Cholera Strikes Basra, Epidemic Feared

Two hospitals in southern Iraq have reported 17 confirmed cases of cholera, and the World Health Organization said Wednesday it fears far more have gone unreported.

"An outbreak of cholera, affecting probably several hundreds of people, is occurring," warned Fadela Chaib of the U.N. agency, which dispatched a team to the southern city of Basra this week.

Initial cases were seen in children age under 4 from the northern part of the city. Two local hospitals, Al-Tahir Teaching Hospital and Basra Maternal and Child Hospital, have confirmed 17 cases so far.

More samples have been sent to a laboratory in Kuwait for confirmation, and final results are expected by Thursday. No deaths have been reported so far.

Health officials said they feared the problem is already reaching epidemic proportions.

"It's weird seeing 17 confirmed cases. You can expect 10 times more within the larger population," said Dr. Denis Coulombier, an epidemiologist with WHO.

Cholera is a waterborne disease that can be treated if detected. It can be fatal if the victims are malnourished children.

Health experts have been warning of the potential for a large outbreak of cholera, given the shortages of clean water and the lack of sanitation in the southern Iraqi region. Local hospitals have been reporting increasing numbers of patients admitted with diarrhea and other gastrointestinal complaints.

Doctors at Al Tahrir told WHO officials they see 30 patients a day for diarrhoeal disease, while caregivers at the Basra Children's Hospital said of 200 outpatients seen each day, 90 percent are suffering diarrhoeal symptoms.

During the war, Basra's water treatment system was shut down after coalition air strikes damaged the electric grid that powers the water plant.

Residents in the city of 2 million went for several weeks without running water. Many collected their drinking water from Shatt al-Arab river or pilfered water from working pipe lines.

Adding to that, WHO reports sewage is not being disposed of and garbage collection occurs intermittently or not at all.

To relieve the water shortages, British forces and aid agencies have continued to send water tankers through the city and surrounding towns daily. British engineers have succeeded in restoring about 80 percent of the water system, but the lack of security in the city remains a major problem.

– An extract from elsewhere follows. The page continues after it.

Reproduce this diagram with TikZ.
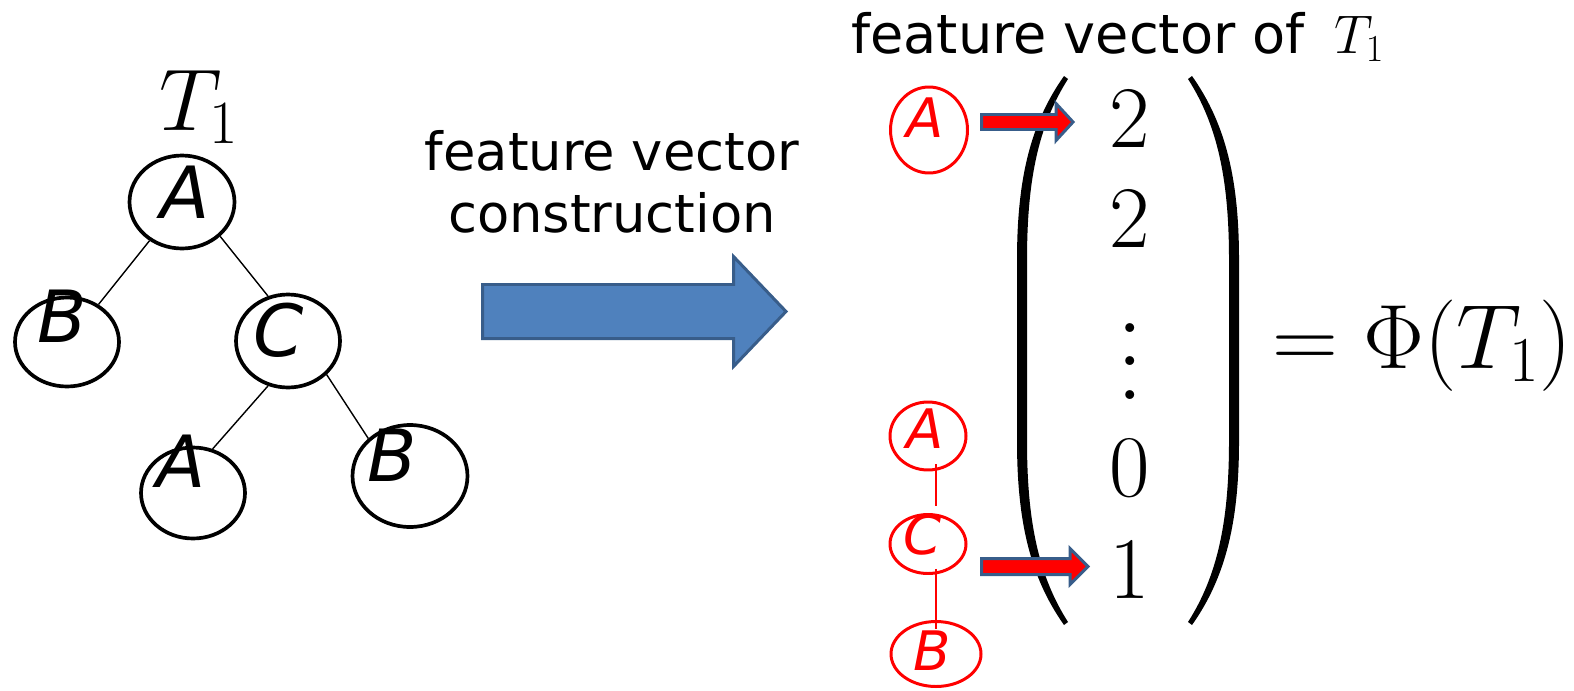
\RequirePackage{fix-cm}
\documentclass[tikz,border=0pt]{standalone}
\usepackage{graphicx}
\usepackage{fontspec}
\newfontfamily\vsans{DejaVu Sans}
\usetikzlibrary{shapes.geometric}
\definecolor{arrowblue}{HTML}{4F81BD}
\definecolor{arrowedge}{HTML}{385D8A}

\begin{document}
\begin{tikzpicture}[x=0.02cm, y=-0.02cm,
  treenode/.style={ellipse, draw, line width=2.1pt, inner sep=0pt},
  treeletter/.style={inner sep=0pt, font=\vsans\itshape\fontsize{41}{41}\selectfont},
  treeedge/.style={line width=0.8pt},
  redcirc/.style={ellipse, draw=red, line width=1.7pt, inner sep=0pt},
  redletter/.style={inner sep=0pt, text=red, font=\vsans\itshape\fontsize{31}{31}\selectfont},
  redline/.style={draw=red, line width=1.1pt},
  blockarrow/.style={draw=arrowedge, line width=1.7pt},
  entry/.style={anchor=base, inner sep=0pt, font=\fontsize{50}{50}\selectfont}]

\useasboundingbox (0,0) rectangle (1574,690);

% tree T_1
\node[anchor=base west, inner sep=0pt, font=\fontsize{50}{50}\selectfont] (tname) at (159,130) {$T_1$};

\node[treenode, minimum width=2.10cm, minimum height=1.86cm] (tA) at (182,202) {};
\node[treenode, minimum width=2.08cm, minimum height=1.78cm] (tB) at (67,342) {};
\node[treenode, minimum width=2.08cm, minimum height=1.86cm] (tC) at (288,341) {};
\node[treenode, minimum width=2.08cm, minimum height=1.82cm] (tA2) at (193,493) {};
\node[treenode, minimum width=2.30cm, minimum height=2.04cm] (tB2) at (410,476) {};

\node[treeletter] (lA) at (185,192) {A};
\node[treeletter] (lB) at (62,316) {B};
\node[treeletter] (lC) at (279,330) {C};
\node[treeletter] (lA2) at (181,461) {A};
\node[treeletter] (lB2) at (392,455) {B};

\draw[treeedge] (tA.230) -- (tB.50);
\draw[treeedge] (tA.318) -- (tC.114);
\draw[treeedge] (tC.246) -- (tA2.66);
\draw[treeedge] (tC.319) -- (tB2.138);

% construction arrow
\node[align=center, font=\vsans\fontsize{30}{35}\selectfont] (constr) at (612,182) {feature vector\\construction};
\draw[blockarrow, fill=arrowblue] (482.5,284.5) -- (733.5,284.5) -- (733.5,256.5) -- (786,311.5)
  -- (733.5,366.5) -- (733.5,338.5) -- (482.5,338.5) -- cycle;

% feature vector
\node[anchor=base west, inner sep=0pt, font=\vsans\fontsize{30.8}{36}\selectfont] (title) at (851,53)
  {feature vector of\hspace{0.55em}{\fontsize{31}{36}\selectfont$T_1$}};

\fill (1064,76) .. controls (1030,124) and (1017,180) .. (1017,260) -- (1017,441)
  .. controls (1017,521) and (1030,577) .. (1064,625) -- (1068,622)
  .. controls (1038,575) and (1027,520) .. (1027,441) -- (1027,260)
  .. controls (1027,181) and (1038,126) .. (1068,79) -- cycle;
\fill (1192,76) .. controls (1226,124) and (1239,180) .. (1239,260) -- (1239,441)
  .. controls (1239,521) and (1226,577) .. (1192,625) -- (1188,622)
  .. controls (1218,575) and (1229,520) .. (1229,441) -- (1229,260)
  .. controls (1229,181) and (1218,126) .. (1188,79) -- cycle;

\foreach \val/\ypos [count=\k] in {2/147, 2/247, 0/496, 1/598}
  \node[entry] (e\k) at (1130,\ypos) {$\val$};
\node[inner sep=0pt, font=\fontsize{10}{12}\selectfont] (vd) at (1130,336) {\scalebox{4.8}{$\vdots$}};

\node[anchor=base west, inner sep=0pt, font=\fontsize{52}{52}\selectfont] (phi) at (1272,368) {$=\Phi(T_1)$};

% subtrees
\node[redcirc, minimum width=1.54cm, minimum height=1.72cm] (rA) at (929,130) {};
\node[redletter] (rlA) at (925,118) {A};

\node[redcirc, minimum width=1.52cm, minimum height=1.36cm] (rA2) at (928,436) {};
\node[redcirc, minimum width=1.52cm, minimum height=1.18cm] (rC) at (928,544) {};
\node[redcirc, minimum width=1.80cm, minimum height=1.30cm] (rB) at (936,654) {};
\node[redletter] (rlA2) at (925,429) {A};
\node[redletter] (rlC) at (922,535) {C};
\node[redletter] (rlB) at (932,651) {B};

\draw[redline] ([shift={(8,-7)}]rA2.south) -- ([shift={(8,-7)}]rC.north);
\draw[redline] ([shift={(8,-6)}]rC.south) -- ([shift={(0,9)}]rB.north);

\draw[blockarrow, fill=red] (981.5,114.5) -- (1056,114.5) -- (1056,103.5) -- (1073,122)
  -- (1056,140.5) -- (1056,129.5) -- (981.5,129.5) -- cycle;
\draw[blockarrow, fill=red] (981.5,558.5) -- (1070,558.5) -- (1070,548.5) -- (1088,566.5)
  -- (1070,584.5) -- (1070,574.5) -- (981.5,574.5) -- cycle;

\end{tikzpicture}
\end{document}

In the aftermath of the British takeover, rampant looting and lawlessness raged in the city. The situation has improved, but some looting continues at schools and other public institutions, such as water plants and electric substations, according to U.N. officials.

Though British forces are conducting regular patrols in the city, they don't have the manpower to provide 24-hour guards.

"Not enough is being done," said U.N. humanitarian spokesman David Wimhurst. "Unless it's brought under control, this situation will continue. The end result could be catastrophic."